Ah ! Si vous m’approuvez, si mon cœur peut vous
plaire,
accordez-m’en le prix en me rendant mon frère.
Ces sentimens qu’en moi vous daignez applaudir,
communs à vos deux fils, ont trop su les unir ;
vous formâtes ces nœuds aux jours de mon enfance,
le temps les a serrés… c’était votre espérance…
ah ! Ne les brisez point.
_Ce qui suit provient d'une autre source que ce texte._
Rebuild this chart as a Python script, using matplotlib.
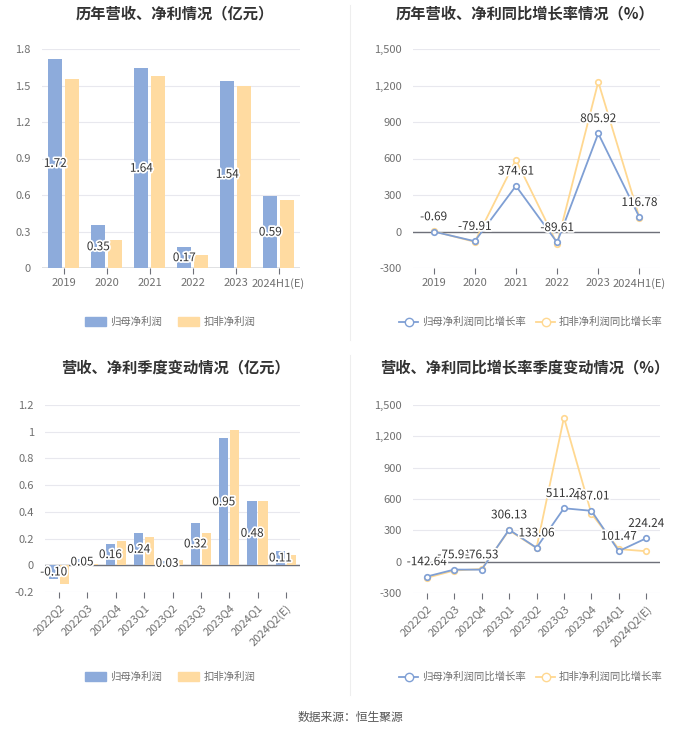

Songez quels ennemis
sa valeur a domptés, son bras vous a soumis.
Quel triomphe pour eux ! Et bientôt quelle audace,
si leur haine apprenait le coup qui le menace !
Quels vœux, s’ils contemplaient le bras levé sur
lui !
Et dans quel temps veut-on vous ravir cet appui ?
Voyez le transilvain, le hongrois, le moldalve,
infecter à l’envi le Danube et la Drave.
Rhodes n’est plus ! D’où vient que ses fiers
défenseurs,
sur le rocher de Malte insultent leurs vainqueurs ?
Et que sont devenus ces projets d’un grand homme,
quand vous deviez, seigneur, dans les remparts de
Rome,
détruisant des chrétiens le culte florissant,
aux murs du capitole arborer le croissant ?
Parlez, armez nos mains ; et que notre jeunesse
fasse encor respecter cette auguste vieillesse.
Vous, craint de l’univers, revoyez vos deux fils
vainqueurs, à vos genoux retomber plus soumis,
baiser avec respect cette main triomphante,
incliner devant vous leur tête obéissante,
et chargés d’une gloire offerte à vos vieux ans,
de leurs doubles lauriers couvrir vos cheveux blancs.
Vous vous troublez, je vois vos larmes se répandre.